The properties of urban roofs and pavements, as well as human activity, contribute to the formation of summer urban heat islands:

  • Urban surface properties. Roofs and pavements can constitute about 60% of the surface area of a U.S. city. These surfaces are typically dark in color and thus absorb at least 80% of sunlight, causing them to get warmer than lighter colored surfaces.1 These warm roofs and pavements then emit heat and make the outside air warmer.
  • Human activity. Air conditioning, manufacturing, transportation, and other human activities discharge heat into our urban environments.

Consequences

Urban heat islands can negatively affect the urban community and the environment.

  • Increased energy use. Warm temperatures in cities increase the need for air conditioning (A/C) to cool buildings.

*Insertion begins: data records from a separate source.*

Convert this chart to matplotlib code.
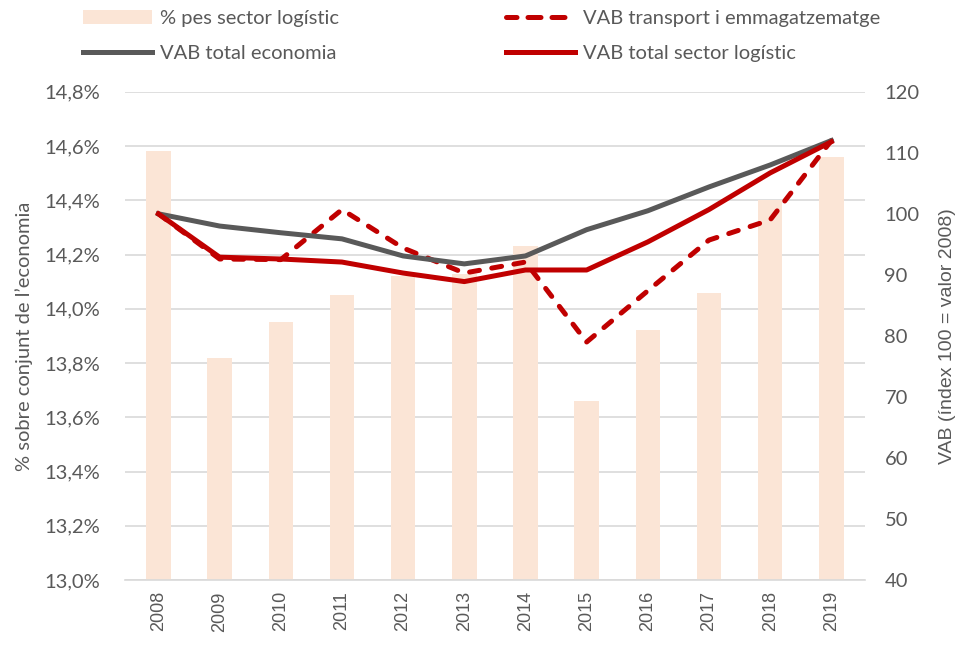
import matplotlib.pyplot as plt
from matplotlib.lines import Line2D
import numpy as np

plt.rcParams['font.family'] = ['Lato', 'DejaVu Sans']

years = ['2008', '2009', '2010', '2011', '2012', '2013',
         '2014', '2015', '2016', '2017', '2018', '2019']

# % pes sector logístic (eix esquerre)
pes_logistic = [14.58, 13.82, 13.95, 14.05, 14.12, 14.13,
                14.23, 13.66, 13.92, 14.06, 14.40, 14.56]

# VAB, índex 100 = 2008 (eix dret)
vab_transport = [100.0, 92.6, 92.5, 100.7, 94.4, 90.3,
                 92.1, 79.0, 87.4, 95.7, 99.0, 112.0]
vab_economia = [100.0, 98.0, 96.9, 95.9, 93.1, 91.8,
                93.1, 97.4, 100.5, 104.4, 108.0, 112.0]
vab_logistic = [100.0, 92.9, 92.6, 92.1, 90.3, 88.9,
                90.8, 90.8, 95.4, 100.7, 106.7, 111.8]

txt = '#595959'
x = np.arange(len(years))

fig = plt.figure(figsize=(9.6, 6.46), dpi=100)
ax = fig.add_axes([0.130, 0.102, 0.771, 0.756])
ax2 = ax.twinx()

bars = ax.bar(x, pes_logistic, width=0.4, color='#FBE5D6', bottom=0,
              label='% pes sector logístic', zorder=2)
ax.set_ylim(13.0, 14.8)
ax.set_yticks(np.arange(13.0, 14.81, 0.2))
ax.set_yticklabels([f'{v:.1f}%'.replace('.', ',') for v in np.arange(13.0, 14.81, 0.2)])
ax.grid(axis='y', color='#D9D9D9', linewidth=1.2, zorder=0)
ax.set_axisbelow(True)
ax.set_xlim(-0.55, 11.55)
ax.set_xticks(x)
ax.set_xticklabels(years, rotation=90, family=['Liberation Sans', 'DejaVu Sans'])
ax.set_ylabel('% sobre conjunt de l’economia', fontsize=14.5, color=txt, labelpad=8)

l1, = ax2.plot(x, vab_transport, color='#C00000', linewidth=3.6, linestyle=(0, (2.0, 2.5)),
               dash_capstyle='round', label='VAB transport i emmagatzematge')
l2, = ax2.plot(x, vab_economia, color='#595959', linewidth=3.6,
               label='VAB total economia')
l3, = ax2.plot(x, vab_logistic, color='#C00000', linewidth=3.6,
               label='VAB total sector logístic')
ax2.set_ylim(40, 120)
ax2.set_yticks(range(40, 121, 10))
ax2.set_ylabel('VAB (índex 100 = valor 2008)', fontsize=14, color=txt, rotation=90,
               labelpad=14, family=['Liberation Sans', 'DejaVu Sans'])

for a in (ax, ax2):
    for s in a.spines.values():
        s.set_visible(False)
    a.tick_params(length=0, colors=txt, labelsize=14.5)
ax.tick_params(axis='y', pad=18)
ax2.tick_params(axis='y', pad=14)
ax.tick_params(axis='x', labelsize=13, pad=8)
ax.spines['bottom'].set_visible(True)
ax.spines['bottom'].set_color('#D9D9D9')
ax.spines['bottom'].set_linewidth(1.2)

# a la llegenda la línia discontínua es veu amb tres traços
dash_leg = Line2D([], [], color='#C00000', linewidth=3.6, linestyle=(0.5, (2.6, 2.2)),
                  dash_capstyle='round')

# ordre per columnes: fila 1 = barres + transport, fila 2 = economia + logístic
handles = [bars, l2, dash_leg, l3]
labels = [bars.get_label(), l2.get_label(), l1.get_label(), l3.get_label()]
fig.legend(handles, labels, ncol=2, loc='upper left',
           bbox_to_anchor=(0.068, 1.012), frameon=False, fontsize=14.5,
           labelcolor=txt, handlelength=3.4, handletextpad=0.4,
           columnspacing=8.3, labelspacing=0.85)

fig.savefig('out.png', dpi=100)
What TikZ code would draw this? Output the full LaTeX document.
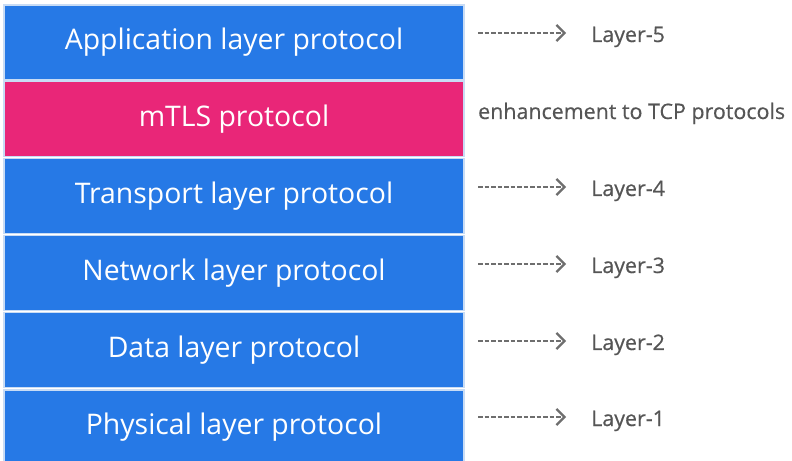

This elevated demand can strain the electrical grid on a hot summer afternoon, making it more susceptible to brown-outs and black-outs.
  • Impaired air quality. Warmer air accelerates the formation of smog (ozone) from airborne pollutants like nitrogen oxides and volatile organic compounds. Elevated demand for cooling energy in the form of A/C use can also increase the emission of air pollutants and greenhouse gases from fossil-fuel power plants.
  • Illness. Higher air temperatures and lower air quality can aggravate heat-related and respiratory illnesses, and also reduce productivity.